* EXERCISE TASK *
Set down exactly the lines in the records below that run from the line with "Write the Plotly code for this chart." to the line with "import plotly.graph_objects as go", inclusive, and nothing more.

Lines of data:
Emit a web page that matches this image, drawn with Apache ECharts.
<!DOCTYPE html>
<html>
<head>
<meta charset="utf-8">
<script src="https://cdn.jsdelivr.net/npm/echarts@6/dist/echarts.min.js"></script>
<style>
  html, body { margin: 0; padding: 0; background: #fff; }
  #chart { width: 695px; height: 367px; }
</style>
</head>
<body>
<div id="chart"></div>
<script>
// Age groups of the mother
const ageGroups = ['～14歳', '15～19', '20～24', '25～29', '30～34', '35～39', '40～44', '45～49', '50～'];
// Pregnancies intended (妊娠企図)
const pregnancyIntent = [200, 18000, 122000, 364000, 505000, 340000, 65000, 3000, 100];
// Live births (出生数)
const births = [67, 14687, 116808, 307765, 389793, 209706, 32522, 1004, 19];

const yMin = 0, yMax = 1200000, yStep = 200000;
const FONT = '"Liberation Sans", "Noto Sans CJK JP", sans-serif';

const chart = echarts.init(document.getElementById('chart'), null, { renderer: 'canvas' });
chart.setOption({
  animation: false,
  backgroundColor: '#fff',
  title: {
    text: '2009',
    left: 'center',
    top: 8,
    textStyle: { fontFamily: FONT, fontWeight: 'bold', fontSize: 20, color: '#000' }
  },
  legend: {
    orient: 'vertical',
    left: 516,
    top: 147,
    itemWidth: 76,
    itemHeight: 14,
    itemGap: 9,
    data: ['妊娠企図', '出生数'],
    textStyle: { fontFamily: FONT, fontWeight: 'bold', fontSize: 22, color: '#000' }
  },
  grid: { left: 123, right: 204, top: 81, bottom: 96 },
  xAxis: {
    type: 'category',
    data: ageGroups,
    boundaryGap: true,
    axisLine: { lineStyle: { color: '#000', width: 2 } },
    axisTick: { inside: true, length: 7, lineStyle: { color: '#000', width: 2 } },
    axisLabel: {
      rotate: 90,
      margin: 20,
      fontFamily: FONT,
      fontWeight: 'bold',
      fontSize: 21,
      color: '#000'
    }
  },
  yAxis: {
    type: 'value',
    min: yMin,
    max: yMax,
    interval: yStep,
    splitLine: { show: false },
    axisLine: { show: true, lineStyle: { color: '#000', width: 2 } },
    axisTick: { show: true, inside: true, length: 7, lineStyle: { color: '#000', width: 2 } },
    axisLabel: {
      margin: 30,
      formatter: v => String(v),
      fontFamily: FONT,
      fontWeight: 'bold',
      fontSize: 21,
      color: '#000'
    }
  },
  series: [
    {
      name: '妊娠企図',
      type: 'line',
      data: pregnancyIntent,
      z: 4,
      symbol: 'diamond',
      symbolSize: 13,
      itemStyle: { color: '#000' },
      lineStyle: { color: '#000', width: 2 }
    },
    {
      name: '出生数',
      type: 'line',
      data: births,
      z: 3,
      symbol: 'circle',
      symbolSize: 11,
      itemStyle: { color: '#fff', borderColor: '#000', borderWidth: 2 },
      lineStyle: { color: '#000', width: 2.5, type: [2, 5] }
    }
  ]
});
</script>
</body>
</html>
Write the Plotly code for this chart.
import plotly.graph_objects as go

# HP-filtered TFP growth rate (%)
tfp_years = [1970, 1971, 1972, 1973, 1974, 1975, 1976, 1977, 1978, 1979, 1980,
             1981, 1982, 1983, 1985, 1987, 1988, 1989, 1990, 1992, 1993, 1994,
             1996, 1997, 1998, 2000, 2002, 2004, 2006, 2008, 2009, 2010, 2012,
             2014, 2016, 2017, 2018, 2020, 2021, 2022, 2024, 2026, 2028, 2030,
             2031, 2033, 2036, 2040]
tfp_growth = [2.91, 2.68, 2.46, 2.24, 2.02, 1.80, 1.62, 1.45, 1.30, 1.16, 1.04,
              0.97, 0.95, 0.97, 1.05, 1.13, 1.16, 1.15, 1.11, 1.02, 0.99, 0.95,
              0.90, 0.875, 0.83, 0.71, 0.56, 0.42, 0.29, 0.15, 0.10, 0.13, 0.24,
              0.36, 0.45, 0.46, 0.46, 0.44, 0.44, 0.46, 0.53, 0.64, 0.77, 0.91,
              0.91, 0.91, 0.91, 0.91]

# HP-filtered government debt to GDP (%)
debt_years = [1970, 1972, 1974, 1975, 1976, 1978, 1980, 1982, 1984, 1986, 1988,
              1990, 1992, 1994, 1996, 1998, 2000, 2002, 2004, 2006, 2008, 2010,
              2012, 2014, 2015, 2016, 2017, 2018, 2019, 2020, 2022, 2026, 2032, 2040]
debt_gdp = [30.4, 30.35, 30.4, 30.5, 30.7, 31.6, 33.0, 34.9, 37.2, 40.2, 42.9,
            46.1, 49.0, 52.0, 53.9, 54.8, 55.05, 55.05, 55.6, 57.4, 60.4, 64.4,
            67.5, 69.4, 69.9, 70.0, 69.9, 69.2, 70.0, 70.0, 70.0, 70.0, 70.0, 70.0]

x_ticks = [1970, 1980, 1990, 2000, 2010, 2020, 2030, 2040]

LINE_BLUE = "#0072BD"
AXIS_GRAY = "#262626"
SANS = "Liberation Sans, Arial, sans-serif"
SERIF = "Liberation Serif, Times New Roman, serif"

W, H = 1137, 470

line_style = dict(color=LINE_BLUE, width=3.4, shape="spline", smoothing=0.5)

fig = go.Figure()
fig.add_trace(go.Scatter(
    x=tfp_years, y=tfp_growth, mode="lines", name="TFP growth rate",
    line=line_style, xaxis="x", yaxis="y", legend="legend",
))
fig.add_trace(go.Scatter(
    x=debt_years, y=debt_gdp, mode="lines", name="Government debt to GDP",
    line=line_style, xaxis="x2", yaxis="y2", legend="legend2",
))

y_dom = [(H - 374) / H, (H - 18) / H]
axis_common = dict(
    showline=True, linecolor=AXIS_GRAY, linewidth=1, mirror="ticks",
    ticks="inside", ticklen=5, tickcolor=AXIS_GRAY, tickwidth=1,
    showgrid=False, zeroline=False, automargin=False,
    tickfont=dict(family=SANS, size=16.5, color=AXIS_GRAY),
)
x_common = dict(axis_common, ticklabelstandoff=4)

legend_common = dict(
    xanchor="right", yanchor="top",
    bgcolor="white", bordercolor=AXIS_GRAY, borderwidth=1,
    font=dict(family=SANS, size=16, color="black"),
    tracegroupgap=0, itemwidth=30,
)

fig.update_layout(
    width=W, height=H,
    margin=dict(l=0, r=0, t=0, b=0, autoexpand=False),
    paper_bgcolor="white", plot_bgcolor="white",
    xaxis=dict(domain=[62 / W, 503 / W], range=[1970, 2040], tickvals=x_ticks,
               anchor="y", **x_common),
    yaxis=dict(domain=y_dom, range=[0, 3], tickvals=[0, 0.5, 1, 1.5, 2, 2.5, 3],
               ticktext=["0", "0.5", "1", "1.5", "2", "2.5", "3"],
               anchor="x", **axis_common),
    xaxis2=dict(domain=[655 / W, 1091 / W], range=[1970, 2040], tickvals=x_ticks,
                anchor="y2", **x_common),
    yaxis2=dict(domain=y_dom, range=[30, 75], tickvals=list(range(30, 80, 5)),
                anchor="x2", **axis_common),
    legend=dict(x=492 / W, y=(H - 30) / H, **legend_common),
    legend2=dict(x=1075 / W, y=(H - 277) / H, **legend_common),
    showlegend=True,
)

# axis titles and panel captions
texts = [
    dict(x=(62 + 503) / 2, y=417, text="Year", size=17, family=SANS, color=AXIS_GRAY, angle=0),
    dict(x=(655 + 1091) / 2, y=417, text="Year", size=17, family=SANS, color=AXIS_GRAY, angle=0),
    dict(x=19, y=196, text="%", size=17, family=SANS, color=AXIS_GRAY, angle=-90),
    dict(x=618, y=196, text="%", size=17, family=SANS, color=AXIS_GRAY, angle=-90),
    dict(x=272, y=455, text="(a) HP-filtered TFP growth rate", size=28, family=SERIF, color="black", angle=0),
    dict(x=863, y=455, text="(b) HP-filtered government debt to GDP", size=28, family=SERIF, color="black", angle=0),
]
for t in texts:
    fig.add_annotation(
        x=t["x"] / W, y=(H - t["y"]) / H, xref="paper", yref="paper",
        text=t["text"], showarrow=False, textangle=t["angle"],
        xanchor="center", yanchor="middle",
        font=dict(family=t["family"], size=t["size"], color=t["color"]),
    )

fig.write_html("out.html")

* EXERCISE RESULT *
Write the Plotly code for this chart.
import plotly.graph_objects as go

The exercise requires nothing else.